27.              E&Y’s schedule of costs shows total expenditure (excluding VAT) of just over £500,000 in connection with the strike out application alone.     Using 70% as a rough rule of thumb, E&Y can expect to recover £350,000 in respect of the strike out application alone, leaving aside the contractual claim for an indemnity (see below).  Given the very significant costs of the action which they are also likely to recover when the detailed assessment is carried out, an appropriate payment on account would be £350,000.

28.              Indemnity Costs.    Article 67 of the Society’s Articles [3/34/398] provides an indemnity to E&Y against any liability incurred by the firm in defending proceedings in which judgment is given it its favour.    E&Y’s right to claim under the indemnity does not accrue until it obtains an order for costs in its favour (John v Price Waterhouse [2002] 1 W.L.R. 953).  E&Y wish to make clear, however, that they reserve their right to make such an application or claim in the future.

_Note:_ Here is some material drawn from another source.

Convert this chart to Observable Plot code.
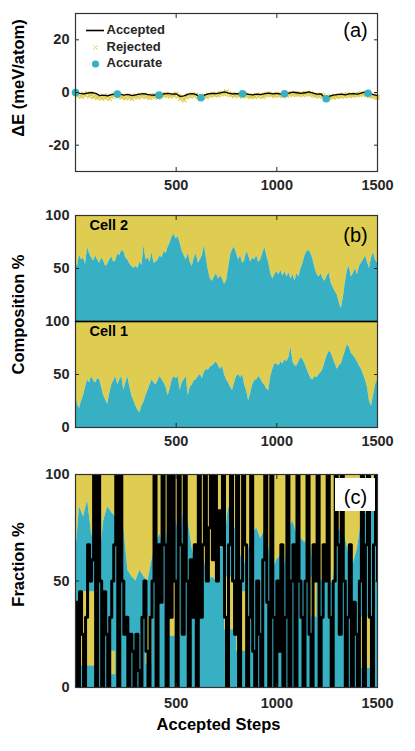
<!DOCTYPE html>
<html><head><meta charset="utf-8">
<script src="https://cdn.jsdelivr.net/npm/d3@7"></script>
<script src="https://cdn.jsdelivr.net/npm/@observablehq/plot@0.6"></script>
<style>
body{margin:0;background:#fff;}
#chart{position:relative;width:415px;height:751px;font-family:"Liberation Sans",Arial,sans-serif;}
#chart svg{position:absolute;left:0;}
</style></head><body><div id="chart"></div>
<script>
// ---------- Panel (a): energy difference ----------
const acceptedSteps = d3.range(0, 1501, 20);
const acceptedDE = [
  0, -0.3, -0.5, -0.2, 0, -0.3, -1.2, -1.0, -1.3, -0.8,
  -0.5, -0.6, -1.0, -0.7, -1.2, -0.9, -0.6, -0.4, -0.8, -1.0,
  -0.9, -1.0, -0.5, -0.3, -0.6, -0.5, -1.5, -1.3, -0.6, -0.4,
  -0.8, -1.9, -1.0, -0.5, -0.3, -0.4, -0.1, 0.2, -0.2, -0.5,
  -0.4, -0.6, -0.3, -0.7, -0.9, -0.6, -0.8, -0.4, -0.2, -0.5,
  -0.3, -0.6, -0.5, -0.2, 0.1, -0.1, -0.3, -0.1, 0.2, -0.2,
  -0.6, -0.5, -2.3, -1.5, -1.0, -0.8, -0.6, -0.9, -0.5, -0.4,
  -0.6, -0.2, 0.2, -0.3, -0.8, -1.2];
const rejectedSteps = d3.range(0, 1501, 10);
const rejectedDE = [
  -0.5,-1.2,-0.8,-1.5,-0.6,-1.0,-0.4,-1.3,-0.9,-1.6,
  -1.1,-2.0,-1.4,-2.2,-1.7,-1.9,-1.2,-2.4,-1.6,-1.0,
  -0.8,-1.4,-1.1,-1.8,-1.5,-2.1,-1.3,-1.7,-2.3,-1.5,
  -1.2,-1.8,-0.9,-1.4,-1.0,-1.6,-1.2,-2.0,-1.5,-1.1,
  -1.4,-1.9,-1.3,-0.8,-1.2,-0.7,-1.0,-1.4,-0.9,-1.1,
  -0.6,-1.3,-2.4,-1.8,-2.9,-1.6,-1.0,-1.4,-0.8,-1.2,
  -0.9,-1.5,-2.3,-1.8,-1.3,-1.6,-0.9,-1.1,-0.6,-0.9,
  -0.7,-1.0,-0.5,-0.2,-0.6,0.3,-0.5,-0.9,-0.7,-1.2,
  -0.8,-1.1,-0.9,-1.4,-0.7,-1.0,-1.3,-1.6,-1.2,-1.5,
  -1.0,-1.3,-0.9,-1.6,-1.1,-0.7,-0.5,-0.9,-0.8,-1.2,
  -0.6,-1.0,-0.9,-1.3,-0.8,-1.1,-0.6,-0.4,-0.9,-0.3,
  -0.6,-0.8,-0.5,-0.9,-0.4,-0.2,-0.7,-0.5,-0.9,-1.1,
  -1.0,-1.4,-0.9,-1.2,-2.2,-2.6,-1.9,-1.5,-1.8,-1.3,
  -1.6,-1.1,-1.4,-1.0,-1.3,-0.8,-1.2,-0.9,-1.1,-0.7,
  -1.0,-0.6,-0.4,-0.9,-0.5,-0.8,-1.1,-1.4,-1.2,-1.7,
  -1.9];
const accurateSteps = [0, 208, 415, 623, 830, 1038, 1245, 1453];
const accurateDE = [0, -0.6, -1.0, -2.0, -0.5, -0.5, -2.4, -0.3];
const legendLabels = ["Accepted", "Rejected", "Accurate"];

// ---------- Panel (b): composition % (cyan species) ----------
const compSteps = d3.range(0, 1501, 10);
const cell2Comp = [
  55,52,63,58,60,54,70,64,60,57,
  62,58,55,60,57,52,54,58,61,56,
  57,64,62,67,66,60,58,54,52,50,
  52,50,56,53,72,58,60,56,65,55,
  56,58,62,60,66,64,70,74,80,82,
  78,80,74,66,62,58,64,56,52,60,
  64,55,58,62,72,60,48,40,38,42,
  45,40,43,40,35,38,50,62,68,70,
  64,58,62,55,57,66,62,56,60,58,
  62,56,58,64,70,62,55,45,40,44,
  47,44,48,43,47,42,46,40,44,38,
  45,42,50,55,62,66,67,64,58,50,
  44,42,45,40,38,43,46,36,32,28,
  25,18,12,22,36,48,52,42,45,50,
  44,52,55,58,62,56,50,60,65,58,
  55];
const cell1Comp = [
  35,22,18,25,30,38,45,42,48,44,
  42,46,45,38,30,26,22,32,40,44,
  48,40,45,48,35,42,48,38,30,25,
  20,16,14,20,24,30,35,40,45,42,
  40,44,48,45,42,38,30,36,45,48,
  46,48,35,42,45,48,30,38,40,44,
  45,48,50,46,52,55,54,57,58,60,
  62,58,55,58,50,45,42,38,35,42,
  48,50,47,50,40,35,25,32,40,44,
  45,48,46,42,40,36,35,48,55,60,
  60,58,62,60,64,62,66,76,62,58,
  58,62,66,64,60,55,50,46,45,48,
  47,50,52,55,62,68,72,70,65,60,
  55,58,60,66,72,78,76,70,68,65,
  62,58,55,50,45,38,25,20,30,40,
  45];
const cellNames = ["Cell 2", "Cell 1"];

// ---------- Panel (c): fraction % ----------
const fracSteps = d3.range(0, 1501, 20);
const fracCyan = [
  62,85,80,88,72,68,60,78,85,82,
  80,84,75,55,52,50,55,52,50,60,
  68,72,65,75,80,78,70,85,78,65,
  58,55,60,50,52,50,65,68,85,80,
  72,62,58,65,72,75,70,74,66,55,
  60,62,58,75,78,72,70,68,72,58,
  55,50,52,48,50,72,75,70,62,58,
  65,78,82,80,85,80];
const wedgeStart = [25, 160, 350, 470, 740, 800, 1170, 1420];
const wedgeEnd   = [105, 200, 380, 520, 790, 860, 1200, 1470];
const wedgeLow   = [10, 6, 11, 24, 27, 17, 33, 9];
const wedgeHigh  = [45, 17, 33, 49, 52, 45, 52, 33];
const blackSteps = d3.range(0, 1501, 10);
const blackFrac = [
  40,0,45,25,0,33,67,50,60,100,
  0,100,50,0,45,25,0,33,50,67,
  100,0,100,50,25,33,0,25,17,0,
  25,8,0,33,50,17,0,33,50,100,
  0,67,40,100,67,0,100,33,100,50,
  0,100,67,25,100,50,0,60,33,67,
  0,100,33,67,100,50,75,100,60,100,
  50,83,67,100,33,0,67,100,50,25,
  100,0,50,100,67,0,33,100,17,0,
  50,25,0,60,100,40,0,100,33,0,
  50,17,67,0,33,100,0,50,67,0,
  100,50,33,0,50,100,25,0,67,50,
  100,0,33,67,50,100,33,0,50,100,
  67,25,100,50,0,33,67,0,40,25,
  0,50,100,0,67,100,33,0,67,100,
  50];

const xTickVals = [500, 1000, 1500];

// ---------- styling ----------
const CYAN = "#37b0c3", YELLOW = "#decd50", INK = "#262626";
const FONT = '"Liberation Sans", Arial, Helvetica, sans-serif';
const style = {background: "transparent", overflow: "visible", fontFamily: FONT};
const W = 415, ML = 75, MR = 38;
const tickText = {fontSize: 14.5, fontWeight: "bold", fill: INK};
const noText = () => "";

function xAxes({labels = true, top = true, bottom = true, pad = 8}) {
  const m = [];
  if (labels) m.push(Plot.axisX({ticks: xTickVals, tickSize: 0, tickPadding: pad, tickFormat: d => String(d), label: null, ...tickText}));
  if (bottom) m.push(Plot.axisX({anchor: "bottom", ticks: xTickVals, tickSize: -4, tickFormat: noText, label: null, stroke: INK}));
  if (top) m.push(Plot.axisX({anchor: "top", ticks: xTickVals, tickSize: -4, tickFormat: noText, label: null, stroke: INK}));
  return m;
}
function yAxes(ticks, tickLabels = ticks) {
  return [
    Plot.axisY({ticks: tickLabels, tickSize: 0, tickPadding: 6, tickFormat: d => String(d), label: null, ...tickText}),
    Plot.axisY({anchor: "left", ticks, tickSize: -4, tickFormat: noText, label: null, stroke: INK}),
    Plot.axisY({anchor: "right", ticks, tickSize: -4, tickFormat: noText, label: null, stroke: INK})
  ];
}
function yLabel(text, dy) {
  return Plot.text([text], {frameAnchor: "left", rotate: -90, dx: -57, dy, fontSize: 16.5, fontWeight: "bold", fill: "black", textAnchor: "middle", lineAnchor: "middle"});
}
function panelTag(text, dy) {
  return Plot.text([text], {frameAnchor: "top-right", dx: -22, dy, fontSize: 20, fill: "black", textAnchor: "middle", lineAnchor: "middle"});
}
const frame = Plot.frame({stroke: "#333", strokeWidth: 1.2});
const chart = document.getElementById("chart");
function place(svg, top) { svg.style.top = top + "px"; chart.appendChild(svg); }

// ---------- (a) ----------
const rejRows = rejectedSteps.map((s, i) => ({step: s, de: rejectedDE[i]}));
const accRows = acceptedSteps.map((s, i) => ({step: s, de: acceptedDE[i]}));
const accuRows = accurateSteps.map((s, i) => ({step: s, de: accurateDE[i]}));

const legendLine = (index, scales, values, dims) => {
  const g = d3.create("svg:g");
  g.append("line").attr("x1", dims.marginLeft + 11).attr("x2", dims.marginLeft + 29)
    .attr("y1", dims.marginTop + 17.5).attr("y2", dims.marginTop + 17.5)
    .attr("stroke", "black").attr("stroke-width", 1.6);
  return g.node();
};

const pa = Plot.plot({
  width: W, height: 200, marginTop: 13, marginBottom: 29, marginLeft: ML, marginRight: MR,
  style,
  x: {domain: [0, 1500]}, y: {domain: [-30, 30]},
  marks: [
    Plot.dot(rejRows, {x: "step", y: "de", symbol: "times", r: 2.2, stroke: YELLOW, strokeWidth: 1.3}),
    Plot.line(accRows, {x: "step", y: "de", stroke: "black", strokeWidth: 1.3}),
    Plot.dot(accuRows, {x: "step", y: "de", r: 3.8, fill: CYAN, stroke: "none"}),
    legendLine,
    Plot.dot([legendLabels[1]], {frameAnchor: "top-left", dx: 20, dy: 34, symbol: "times", r: 2, stroke: YELLOW, strokeWidth: 1}),
    Plot.dot([legendLabels[2]], {frameAnchor: "top-left", dx: 20, dy: 50.5, r: 3.6, fill: CYAN, stroke: "none"}),
    ...legendLabels.map((t, i) => Plot.text([t], {frameAnchor: "top-left", dx: 31, dy: 16.8 + 16.5 * i, fontSize: 13, fontWeight: "bold", fill: INK, textAnchor: "start", lineAnchor: "middle"})),
    panelTag("(a)", 17),
    yLabel("ΔE (meV/atom)", -14.5),
    ...xAxes({pad: 8}),
    ...yAxes([-20, 0, 20]),
    frame
  ]
});
place(pa, 0);

// ---------- (b) ----------
const c2Rows = compSteps.map((s, i) => ({step: s, v: cell2Comp[i]}));
const c1Rows = compSteps.map((s, i) => ({step: s, v: cell1Comp[i]}));
function compMarks(rows, name) {
  return [
    Plot.areaY(rows, {x: "step", y1: "v", y2: 100, fill: YELLOW}),
    Plot.areaY(rows, {x: "step", y: "v", fill: CYAN}),
    Plot.text([name], {frameAnchor: "top-left", dx: 14, dy: 10, fontSize: 14.5, fontWeight: "bold", fill: "black", textAnchor: "start", lineAnchor: "middle"})
  ];
}
const pb2 = Plot.plot({
  width: W, height: 121, marginTop: 15, marginBottom: 0, marginLeft: ML, marginRight: MR,
  style,
  x: {domain: [0, 1500]}, y: {domain: [0, 100]},
  marks: [
    ...compMarks(c2Rows, cellNames[0]),
    panelTag("(b)", 20),
    yLabel("Composition %", 46),
    ...xAxes({labels: false, top: true, bottom: false}),
    ...yAxes([0, 50, 100], [50, 100]),
    frame
  ]
});
const pb1 = Plot.plot({
  width: W, height: 129, marginTop: 0, marginBottom: 23, marginLeft: ML, marginRight: MR,
  style,
  x: {domain: [0, 1500]}, y: {domain: [0, 100]},
  marks: [
    ...compMarks(c1Rows, cellNames[1]),
    ...xAxes({top: false, bottom: true, pad: 8}),
    ...yAxes([0, 50, 100]),
    frame,
    Plot.ruleY([100], {stroke: "black", strokeWidth: 1.6})
  ]
});
place(pb2, 200);
place(pb1, 321);

// ---------- (c) ----------
const fracRows = fracSteps.map((s, i) => ({step: s, v: fracCyan[i]}));
const wedgeRows = wedgeStart.map((s, i) => ({x1: s, x2: wedgeEnd[i], y1: wedgeLow[i], y2: wedgeHigh[i]}));
const blackRows = blackSteps.map((s, i) => ({step: s, v: blackFrac[i]}));
const tagBox = (index, scales, values, dims) => {
  const g = d3.create("svg:g");
  g.append("rect").attr("x", dims.width - dims.marginRight - 42).attr("y", dims.marginTop + 4)
    .attr("width", 40).attr("height", 33).attr("fill", "white");
  return g.node();
};
const pc = Plot.plot({
  width: W, height: 301, marginTop: 24, marginBottom: 64, marginLeft: ML, marginRight: MR,
  style,
  x: {domain: [0, 1500]}, y: {domain: [0, 100]},
  marks: [
    Plot.areaY(fracRows, {x: "step", y1: "v", y2: 100, fill: YELLOW}),
    Plot.areaY(fracRows, {x: "step", y: "v", fill: CYAN}),
    Plot.rect(wedgeRows, {x1: "x1", x2: "x2", y1: "y1", y2: "y2", fill: YELLOW}),
    Plot.line(blackRows, {x: "step", y: "v", curve: "step-after", stroke: "black", strokeWidth: 3, clip: true}),
    tagBox,
    panelTag("(c)", 23.5),
    yLabel("Fraction %", -16.5),
    Plot.text(["Accepted Steps"], {frameAnchor: "bottom", dx: -8, dy: 37, fontSize: 16.5, fontWeight: "bold", fill: "black", textAnchor: "middle", lineAnchor: "middle"}),
    ...xAxes({pad: 10}),
    ...yAxes([0, 50, 100]),
    frame
  ]
});
place(pc, 450);
</script></body></html>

[1]               The Society accepts this in paragraph 73 of the RRAPC

[2]               This is the claim based on an assumed breach of duty in November 1997.   The claim based on a November 1998 breach assumes an overall growth rate for 1998 of 0% (instead of 10%) and the one based on a breach in November 1999 assumes an overall growth rate for 1999 of 2% (instead of 12%).

[3]               See Table 2, paragraph 83 of the RRAPC.  The equivalent figures for later breaches are £31m to £299m for a breach in November 1998 (Table 7, paragraph 93 of the RRAPC) and £12m to £115m for a breach in November 1999 (Table 12, paragraph 103 of the RRAPC).

[4]               See letter from Herbert Smith dated 28 March 2003.